The Best Way to Reverse Anger

The best way to reverse anger is a two-part technique I call "See It and Breathe It." You can use this no matter where you are, even in the heat of the moment. Keep in mind that it might be helpful to first physically separate yourself from your partner. Then, in private, you can do this practice for a couple of minutes.

1. See it: What I mean by "see it" is that I want you to step back and distance yourself from the anger. Seeing it in a fresh way lets you change your relationship with the anger. To "see it" in a new way, do this:

  • See the intensity of the anger by rating it on a 1-10 scale (0=low, 10=high).
  • See where you feel the anger in the body. Which parts of the body are tight, clenched, or constricted? Scan up your body from the toes, legs, abdominal area, arms, neck, shoulders, and face. Commonly, people feel tension in their shoulders, stomach, jaw, and hands.

2. Breathe it: Take at least three deep belly breaths. That means allowing your breath into the deeper part of your lungs, which will naturally move your belly outward. It might help to clasp your hands behind your back or behind your neck. This movement opens the ribcage and allows you to take a more full breath. Exhale each breath slowly, on the count of four.

  • Breathe into any parts of the body where you earlier identified tension or tightness or clenching.
  • As you exhale, imagine or visualize that tension or anger being released. You could picture it draining out of you. Let it move down your legs and leave from the bottom of your feet, where the negative energies can go into the earth, which is large enough to hold and contain it.

Lastly, re-rate your anger level. See how it has reduced in intensity. If it's still high, repeat the process before re-engaging with your partner. At the very least, you might agree to each take time before responding to the issue at hand.
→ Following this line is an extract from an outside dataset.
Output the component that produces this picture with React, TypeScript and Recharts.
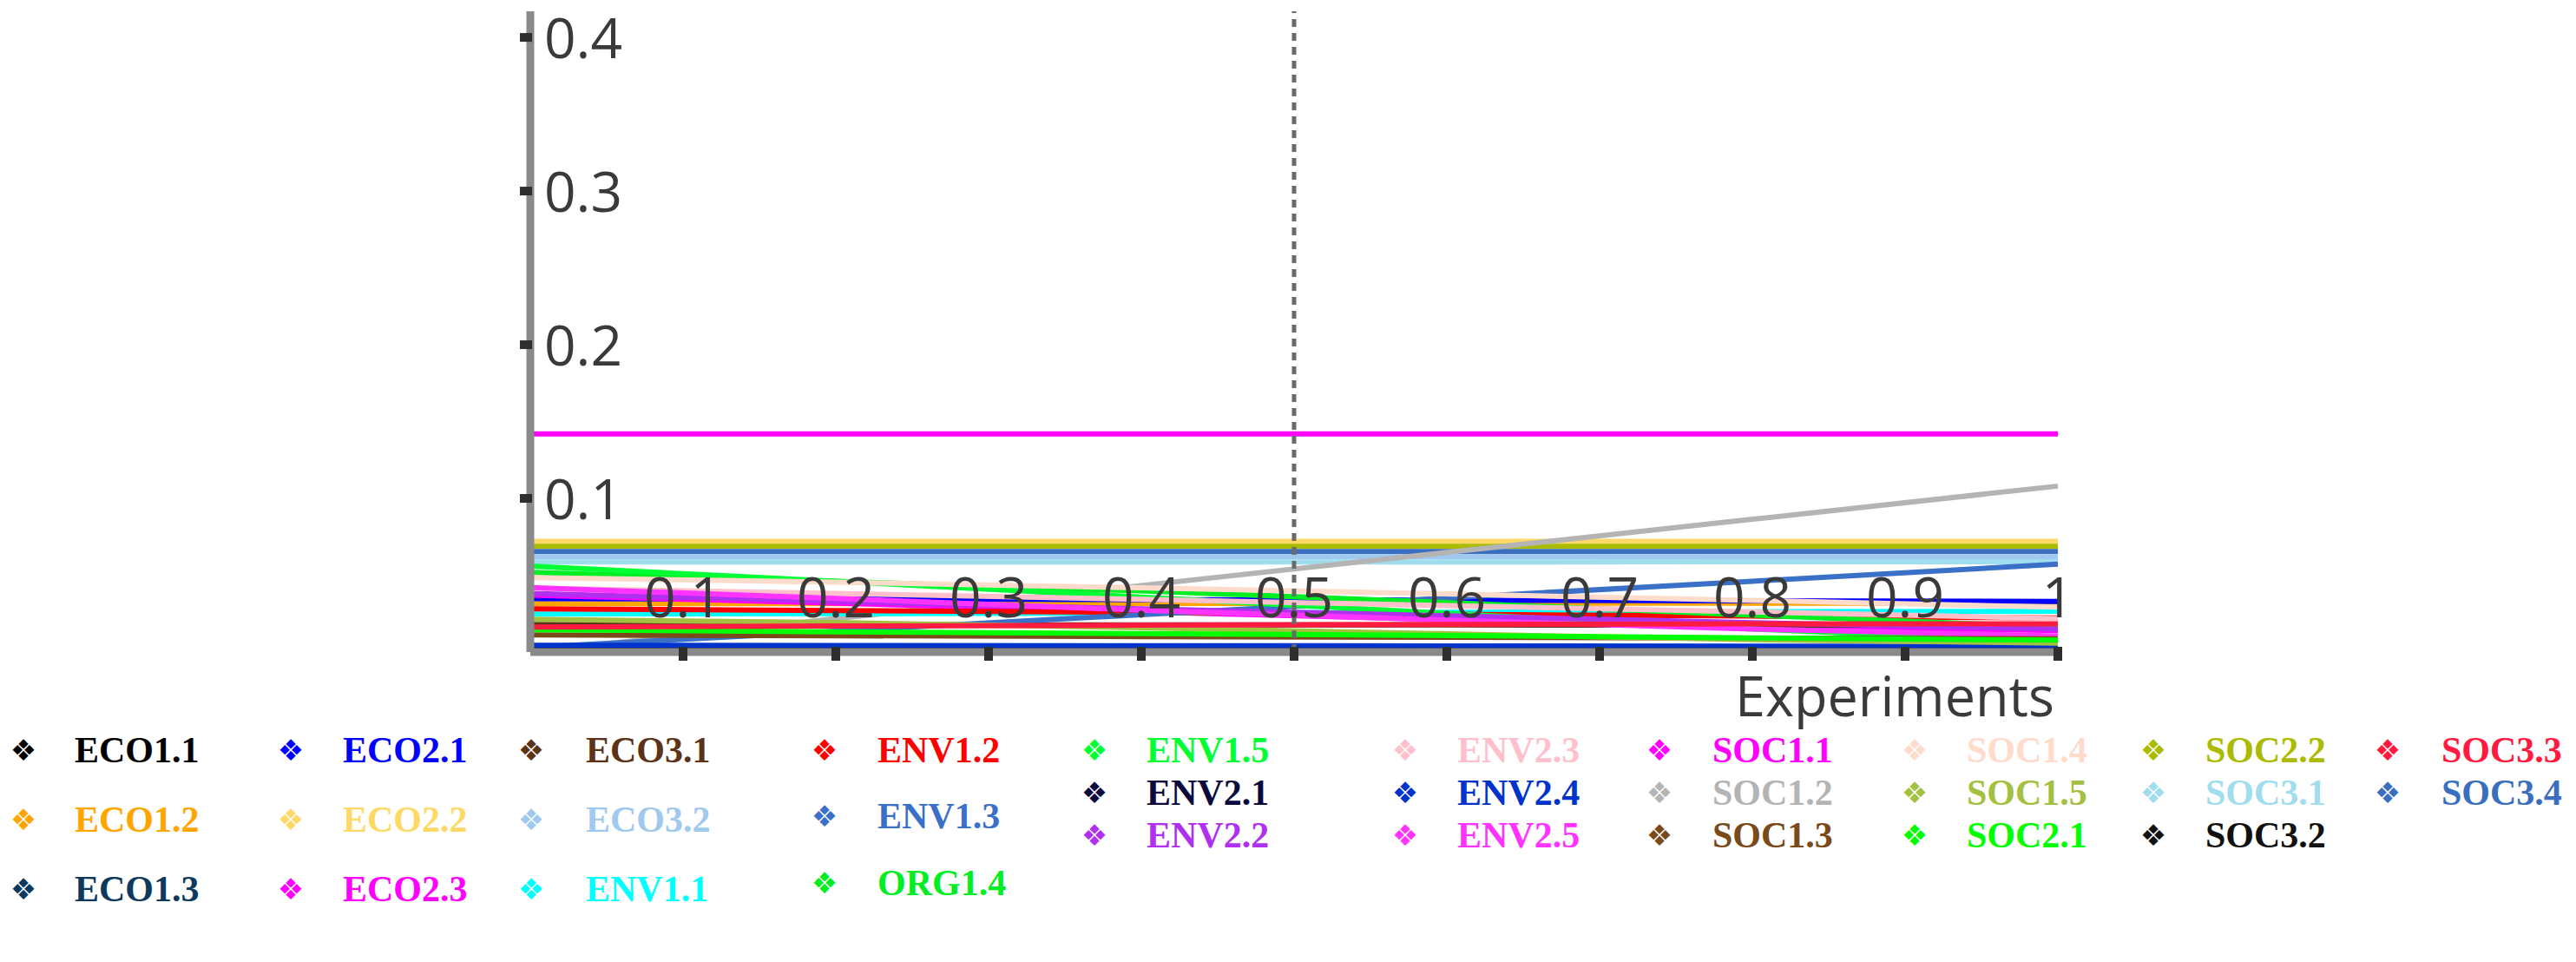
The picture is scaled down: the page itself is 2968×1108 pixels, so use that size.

This will give you time to reflect on your trigger and why you reacted to the extent you did.

The book Clearing Emotional Clutter examines several methods for dealing with anger, including being compassionate with yourself as you deal with your feelings of upset. It helps to remind yourself that you are taking these steps on behalf of yourself and your partner. In another sense, this is a spiritual practice of forbearance, a gift that you give another by intentionally stepping back and not arguing or having to be right. How beautiful.